§ **AIM**:
Lines containing the word "this" are to be located and copied.
— Start EXTRACTED MATERIAL —
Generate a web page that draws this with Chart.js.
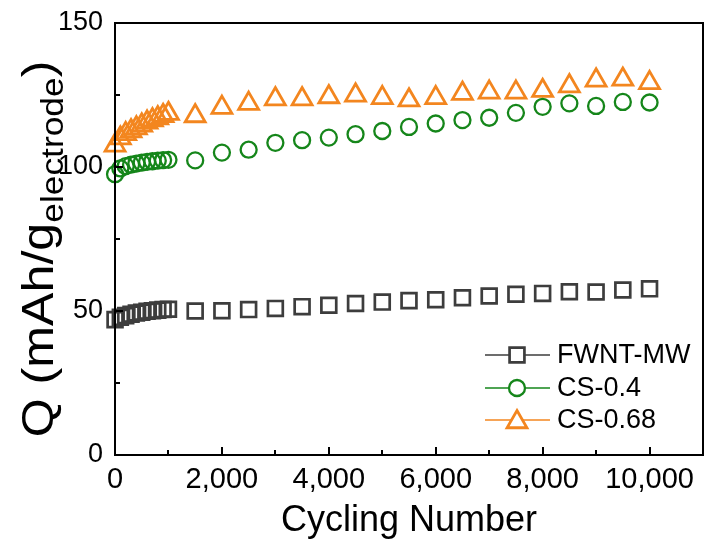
<!DOCTYPE html>
<html><head><meta charset="utf-8">
<script src="https://cdn.jsdelivr.net/npm/chart.js@4"></script>
<style>html,body{margin:0;padding:0;background:#fff;}#wrap{width:707px;height:546px;position:relative;}</style>
</head><body><div id="wrap"><canvas id="c" width="707" height="546"></canvas></div>
<script>
const cycles = [1,100,200,300,400,500,600,700,800,900,1000,1500,2000,2500,3000,3500,4000,4500,5000,5500,6000,6500,7000,7500,8000,8500,9000,9500,10000];
const fwntMW = [47.0,47.8,48.4,48.9,49.3,49.6,49.9,50.1,50.3,50.5,50.6,50.0,50.1,50.5,50.9,51.5,52.0,52.6,53.1,53.6,53.9,54.6,55.2,55.8,56.1,56.7,56.6,57.3,57.7];
const cs04 = [97.5,99.5,100.3,100.8,101.2,101.5,101.8,102.0,102.2,102.4,102.5,102.3,105.0,106.0,108.4,109.3,110.2,111.4,112.5,113.9,115.1,116.3,117.1,118.8,120.9,122.1,121.2,122.6,122.4];
const cs068 = [107.5,110.0,111.5,112.5,113.5,114.5,115.5,116.3,117.0,117.8,118.5,117.7,120.6,122.0,123.6,123.6,124.3,124.9,124.0,123.2,124.0,125.5,125.9,125.9,126.5,128.1,130.1,130.4,129.2];
const seriesNames = ['FWNT-MW','CS-0.4','CS-0.68'];
const xTickValues = [0,2000,4000,6000,8000,10000];
const xMinorValues = [1000,3000,5000,7000,9000];
const yTickValues = [0,50,100,150];
const yMinorValues = [25,75,125];

const colors = ['#3d3d3d','#15861a','#f3861f'];
const styles = ['rect','circle','triangle'];
const radii = [10.5,8,11.5];
const widths = [2.7,2.3,2.8];
const FONT = '"Liberation Sans", Arial, sans-serif';

function pts(ys){ return cycles.map((x,i)=>({x:x,y:ys[i]})); }
const allSeries = [fwntMW, cs04, cs068];

const framePlugin = {
  id:'frame',
  afterDatasetsDraw(chart){
    const ctx = chart.ctx, a = chart.chartArea;
    const xs = chart.scales.x, ys = chart.scales.y;
    ctx.save();
    ctx.strokeStyle = '#000'; ctx.lineWidth = 2;
    ctx.strokeRect(a.left, a.top, a.right - a.left, a.bottom - a.top);
    ctx.beginPath();
    xTickValues.concat(xMinorValues).forEach(v=>{
      const px = Math.round(xs.getPixelForValue(v));
      const len = xTickValues.includes(v) ? 8 : 5;
      ctx.moveTo(px, a.bottom); ctx.lineTo(px, a.bottom - len);
    });
    yTickValues.concat(yMinorValues).forEach(v=>{
      const py = Math.round(ys.getPixelForValue(v));
      const len = yTickValues.includes(v) ? 8 : 5;
      ctx.moveTo(a.left, py); ctx.lineTo(a.left + len, py);
    });
    ctx.stroke();
    ctx.restore();
  }
};

const yTitlePlugin = {
  id:'ytitle',
  afterDraw(chart){
    const ctx = chart.ctx;
    ctx.save();
    ctx.translate(53, 249);
    ctx.rotate(-Math.PI/2);
    ctx.scale(1.14, 1);
    ctx.fillStyle = '#000';
    ctx.textBaseline = 'alphabetic';
    const mainF = '44px ' + FONT;
    const subF = '31px ' + FONT;
    const p1 = 'Q (mAh/g', p2 = 'electrode', p3 = ')';
    ctx.font = mainF; const w1 = ctx.measureText(p1).width, w3 = ctx.measureText(p3).width;
    ctx.font = subF; const w2 = ctx.measureText(p2).width;
    let x = -(w1+w2+w3)/2;
    ctx.font = mainF; ctx.fillText(p1, x, 0); x += w1;
    ctx.font = subF; ctx.fillText(p2, x, 10); x += w2;
    ctx.font = mainF; ctx.fillText(p3, x, 0);
    ctx.restore();
  }
};

const legendPlugin = {
  id:'customLegend',
  afterDraw(chart){
    const ctx = chart.ctx;
    const x0 = 485, x1 = 550, xm = 517, tx = 557;
    const rowsY = [355, 388, 420];
    ctx.save();
    seriesNames.forEach((name,i)=>{
      const y = rowsY[i];
      ctx.strokeStyle = colors[i]; ctx.lineWidth = 1.6;
      ctx.beginPath(); ctx.moveTo(x0,y); ctx.lineTo(x1,y); ctx.stroke();
      ctx.fillStyle = '#fff';
      ctx.lineWidth = widths[i];
      Chart.helpers.drawPoint(ctx, {pointStyle: styles[i], rotation:0, radius: radii[i], borderWidth: widths[i]}, xm, y + (i===2?2:0));
      ctx.fillStyle = '#000';
      ctx.font = '27px ' + FONT;
      ctx.textBaseline = 'middle';
      ctx.fillText(name, tx, y + 1);
    });
    ctx.restore();
  }
};

const datasets = allSeries.map((s,i)=>({
  label: seriesNames[i],
  data: pts(s),
  showLine: false,
  pointStyle: styles[i],
  pointRadius: radii[i],
  pointHoverRadius: radii[i],
  pointBorderWidth: widths[i],
  pointBorderColor: colors[i],
  pointBackgroundColor: 'rgba(0,0,0,0)',
  borderColor: colors[i],
  clip: false
}));

new Chart(document.getElementById('c'), {
  type: 'scatter',
  data: { datasets: datasets },
  options: {
    responsive: false, animation: false, devicePixelRatio: 1,
    layout: { autoPadding: false, padding: { top: 23, right: 4, left: 0, bottom: 0 } },
    plugins: { legend: { display: false }, tooltip: { enabled: false } },
    scales: {
      x: {
        type: 'linear', min: 0, max: 11000,
        grid: { display: false, drawTicks: false },
        border: { display: false },
        afterBuildTicks: s => { s.ticks = xTickValues.map(v=>({value:v})); },
        afterFit: s => { s.height = 91; s.paddingRight = 0; s.paddingLeft = 0; },
        ticks: { color:'#000', padding: 8, maxRotation: 0, autoSkip: false,
          font: { family: FONT, size: 29 },
          callback: v => v.toLocaleString('en-US') },
        title: { display: true, text: 'Cycling Number', color:'#000',
          font: { family: FONT, size: 36 }, padding: { top: 0, bottom: 3 } }
      },
      y: {
        type: 'linear', min: 0, max: 150,
        grid: { display: false, drawTicks: false },
        border: { display: false },
        afterBuildTicks: s => { s.ticks = yTickValues.map(v=>({value:v})); },
        afterFit: s => { s.width = 115; s.paddingTop = 0; s.paddingBottom = 0; },
        ticks: { color:'#000', padding: 12,
          font: { family: FONT, size: 27 } }
      }
    }
  },
  plugins: [framePlugin, yTitlePlugin, legendPlugin]
});
</script></body></html>
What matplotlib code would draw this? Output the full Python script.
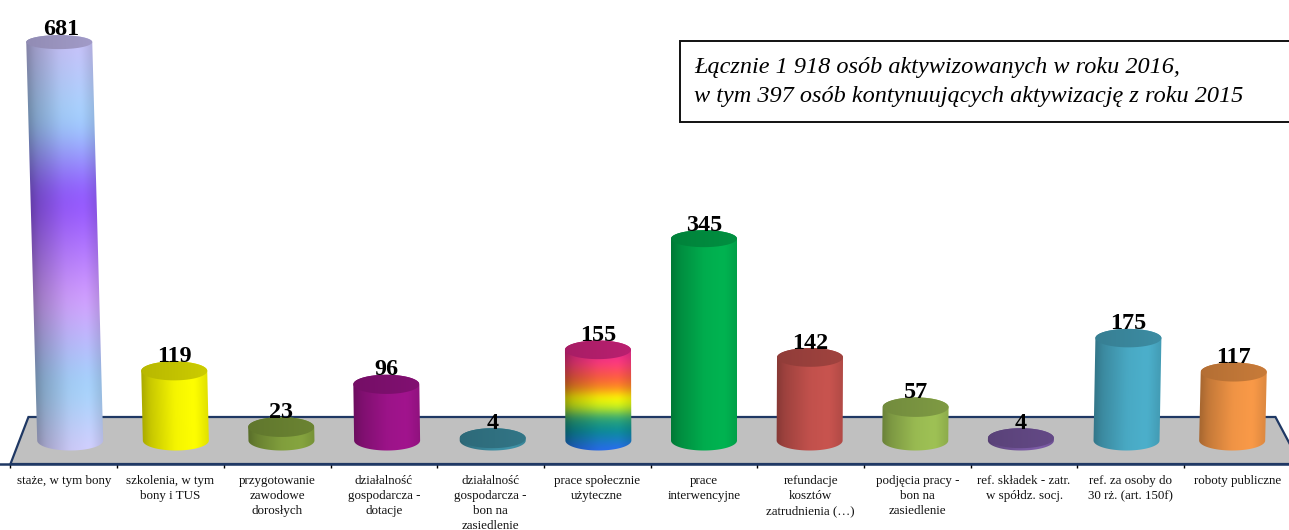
import numpy as np
import matplotlib
matplotlib.use('Agg')
import matplotlib.pyplot as plt
from matplotlib.colors import to_rgb
from matplotlib.patches import Polygon, Rectangle

plt.rcParams['font.family'] = ['Liberation Serif', 'DejaVu Serif']

categories = [
    'staże, w tym bony',
    'szkolenia, w tym\nbony i TUS',
    'przygotowanie\nzawodowe\ndorosłych',
    'działalność\ngospodarcza -\ndotacje',
    'działalność\ngospodarcza -\nbon na\nzasiedlenie',
    'prace społecznie\nużyteczne',
    'prace\ninterwencyjne',
    'refundacje\nkosztów\nzatrudnienia (…)',
    'podjęcia pracy -\nbon na\nzasiedlenie',
    'ref. składek - zatr.\nw spółdz. socj.',
    'ref. za osoby do\n30 rż. (art. 150f)',
    'roboty publiczne',
]
values = [681, 119, 23, 96, 4, 155, 345, 142, 57, 4, 175, 117]

# vertical colour stops (bottom to top) for the two gradient cylinders
lavender_pos = [0, 0.163, 0.366, 0.62, 0.805, 1]
lavender_cols = ['#d6cfff', '#a0d6fc', '#d6a2ff', '#9050ff', '#a2d6ff', '#cac2fa']
rainbow_pos = [0, 0.2, 0.32, 0.43, 0.52, 0.62, 0.72, 0.87, 1]
rainbow_cols = ['#2a6cf5', '#0a8f98', '#30a878', '#c8f020', '#ffff00', '#ff9020', '#ff6040', '#ff3a80', '#e8288c']
solid_cols = ['#ffff00', '#86a53f', '#a2148e', '#3f93a8', '#00b451', '#c9544f', '#9fc255', '#7d5ca8',
              '#4cb0cc', '#fa9a48']

box_lines = ['Łącznie 1 918 osób aktywizowanych w roku 2016,',
             'w tym 397 osób kontynuujących aktywizację z roku 2015']

W, H = 1289, 530
px_y = 0.585      # pixels per person
px_x = 106.7      # pixels per category
base_px = 440.5
navy = '#1f3864'

fig = plt.figure(figsize=(W / 100, H / 100), dpi=100)
ax = fig.add_axes([0, 0, 1, 1])
xlim = (6 - 704 / px_x, 6 + (W - 704) / px_x)
ylim = ((base_px - H) / px_y, base_px / px_y)

# floor
floor_back = (base_px - 417) / px_y
floor_front = (base_px - 464) / px_y
ax.add_patch(Polygon([(-0.5, floor_front), (-0.5 + 18 / px_x, floor_back),
                      (-0.5 + 1265 / px_x, floor_back), (-0.5 + 1290 / px_x, floor_front)],
                     closed=True, facecolor='#c0c0c0', edgecolor=navy, linewidth=1.6, zorder=1))

# category axis on the front edge of the floor
for side in ['top', 'left', 'right']:
    ax.spines[side].set_visible(False)
ax.spines['bottom'].set_position(('data', floor_front))
ax.spines['bottom'].set_color(navy)
ax.spines['bottom'].set_linewidth(1.8)
ax.spines['bottom'].set_zorder(2)
ax.set_yticks([])
ax.set_xticks(np.arange(len(values) + 1) - 0.5)
ax.set_xticklabels([])
ax.tick_params(axis='x', which='major', length=3, width=1, color='black', direction='out')
ax.set_xticks(np.arange(len(values)), minor=True)
ax.set_xticklabels(categories, minor=True, fontsize=9.4, color='#111111', linespacing=1.33)
ax.tick_params(axis='x', which='minor', length=0, pad=8.2)


def blurred_interp(s, pos, vals, sigma=0.035):
    # linear ramp through the stops, blurred so the bands have no hard kinks
    grid = np.linspace(0, 1, 801)
    line = np.interp(grid, pos, vals)
    n = int(4 * sigma * 800)
    kernel = np.exp(-0.5 * (np.arange(-n, n + 1) / (sigma * 800)) ** 2)
    kernel /= kernel.sum()
    padded = np.pad(line, n, mode='edge')
    return np.interp(s, grid, np.convolve(padded, kernel, mode='valid'))


def shade(t):
    return blurred_interp(t, [0, 0.12, 0.5, 0.8, 1], [0.66, 0.78, 0.96, 1.0, 0.88], sigma=0.03)


def ramp(pos, cols, s):
    rgb = np.array([to_rgb(c) for c in cols])
    return np.stack([blurred_interp(s, pos, rgb[:, k]) for k in range(3)], axis=-1)


def ellipse_arc(cx, cy, rx, ry, a0, a1):
    a = np.radians(np.linspace(a0, a1, 80))
    return np.column_stack([cx + rx * np.cos(a), cy + ry * np.sin(a)])


# cylinders
half_w = 33 / px_x
solid = iter(solid_cols)
for i, v in enumerate(values):
    if i == 0:
        pos, cols = lavender_pos, lavender_cols
    elif i == 5:
        pos, cols = rainbow_pos, rainbow_cols
    else:
        pos, cols = [0, 1], [next(solid)] * 2

    cx = 6 + (i - 6) * 0.99
    lean = -0.0275 * v * px_y * (6 - i) / 6 / px_x
    ry_base = 10 / px_y
    ry_top = (10 - 3 * v / 681) / px_y
    top_cx = cx + lean

    # body: gradient image clipped to the outline of the cylinder
    x0, x1 = min(cx, top_cx) - half_w - 0.02, max(cx, top_cx) + half_w + 0.02
    y0, y1 = -ry_base - 2, v + ry_top + 2
    xs = np.linspace(x0, x1, 300)
    ys = np.linspace(y0, y1, max(int((y1 - y0) * px_y * 2), 20))
    XX, YY = np.meshgrid(xs, ys)
    S = np.clip(YY / max(v, 1), 0, 1)
    T = np.clip((XX - (cx + lean * S) + half_w) / (2 * half_w), 0, 1)
    img = ramp(pos, cols, np.clip((YY + ry_base) / (v + ry_base), 0, 1)) * shade(T)[..., None]
    im = ax.imshow(np.clip(img, 0, 1), extent=(x0, x1, y0, y1), origin='lower', aspect='auto',
                   interpolation='bilinear', zorder=3)
    outline = np.vstack([ellipse_arc(cx, 0, half_w, ry_base, 180, 360),
                         ellipse_arc(top_cx, v, half_w, ry_top, 0, 180)])
    body = Polygon(outline, closed=True, facecolor='none', edgecolor='none', transform=ax.transData)
    ax.add_patch(body)
    im.set_clip_path(body)

    # top of the cylinder, a darker tone of the top colour
    y0t, y1t = v - ry_top - 2, v + ry_top + 2
    xs2 = np.linspace(top_cx - half_w, top_cx + half_w, 100)
    top_rgb = np.array(to_rgb(cols[-1])) * 0.80
    img2 = (0.9 + 0.1 * np.linspace(0, 1, 100))[None, :, None] * top_rgb[None, None, :]
    im2 = ax.imshow(np.clip(img2, 0, 1), extent=(xs2[0], xs2[-1], y0t, y1t), origin='lower', aspect='auto',
                    interpolation='bilinear', zorder=4)
    lid = Polygon(ellipse_arc(top_cx, v, half_w, ry_top, 0, 360), closed=True, facecolor='none',
                  edgecolor='none', transform=ax.transData)
    ax.add_patch(lid)
    im2.set_clip_path(lid)

    ax.text(top_cx + (1.5 / px_x if i == 0 else 0), v + ry_top * 0.95, str(v), ha='center', va='baseline',
            fontsize=17.4, fontweight='bold', color='black', zorder=5)

ax.set_xlim(xlim)
ax.set_ylim(ylim)

# text box, running off the right edge
ax.add_patch(Rectangle((679.5 / W, 1 - 122 / H), 640 / W, 81 / H, transform=ax.transAxes,
                       facecolor='white', edgecolor='#111111', linewidth=1.4, zorder=6))
ax.text(694 / W, 1 - 73 / H, box_lines[0], transform=ax.transAxes, ha='left', va='baseline',
        fontsize=17.45, fontstyle='italic', color='black', zorder=7)
ax.text(694 / W, 1 - 102 / H, box_lines[1], transform=ax.transAxes, ha='left', va='baseline',
        fontsize=17.45, fontstyle='italic', color='black', zorder=7)

plt.savefig('out.png', dpi=100)
plt.close()
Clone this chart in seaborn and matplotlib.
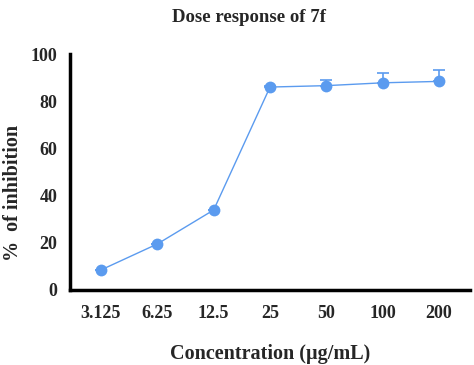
import matplotlib
matplotlib.use("Agg")
import matplotlib.pyplot as plt
import seaborn as sns
import numpy as np
import pandas as pd

concentrations = ["3.125", "6.25", "12.5", "25", "50", "100", "200"]
inhibition = [8.5, 19.5, 33.9, 86.0, 86.6, 87.8, 88.4]
err_upper = [0.0, 0.0, 0.0, 0.3, 2.5, 4.0, 4.7]

sns.set_style("white")
plt.rcParams['font.family'] = ['Liberation Serif', 'DejaVu Serif']

color = "#5b9bef"
fig = plt.figure(figsize=(4.74, 3.65), dpi=100)
ax = fig.add_axes([0.1477, 0.2055, 0.8439, 0.6465])

pos = np.arange(len(concentrations))
df = pd.DataFrame({"pos": pos, "val": inhibition})
ax.errorbar(pos, inhibition, yerr=[np.zeros(len(pos)), err_upper], fmt="none",
            ecolor=color, elinewidth=1.2, capsize=4, capthick=1.2, zorder=2)
sns.lineplot(data=df, x="pos", y="val", ax=ax, color=color, linewidth=1.0,
             marker="o", markersize=8.5, markeredgewidth=0, zorder=3)

ax.set_xlim(-0.55, 6.55)
ax.set_ylim(0, 100)
ax.set_xticks(pos)
ax.set_xticklabels(concentrations)
ax.set_yticks([0, 20, 40, 60, 80, 100])

for s in ["top", "right"]:
    ax.spines[s].set_visible(False)
for s in ["left", "bottom"]:
    ax.spines[s].set_linewidth(2.5)
    ax.spines[s].set_color("black")

ax.tick_params(axis="both", length=6, width=2.5, color="black", labelsize=13, pad=3)
ax.tick_params(axis="x", pad=5)
for lab in ax.get_xticklabels() + ax.get_yticklabels():
    lab.set_fontweight("bold")

ax.set_xlabel("Concentration (µg/mL)", fontsize=14.5, fontweight="bold")
ax.xaxis.set_label_coords(0.5, -0.228)
ax.set_ylabel("%  of inhibition", fontsize=14.5, fontweight="bold")
ax.yaxis.set_label_coords(-0.118, 0.413)
fig.text(0.525, 0.953, "Dose response of 7f", ha="center", va="center",
         fontsize=13.5, fontweight="bold")

fig.savefig("out.png", dpi=100)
— End EXTRACTED MATERIAL —
§ **TASK RESULT**:
Generate a web page that draws this with Chart.js.
What matplotlib code would draw this? Output the full Python script.
Clone this chart in seaborn and matplotlib.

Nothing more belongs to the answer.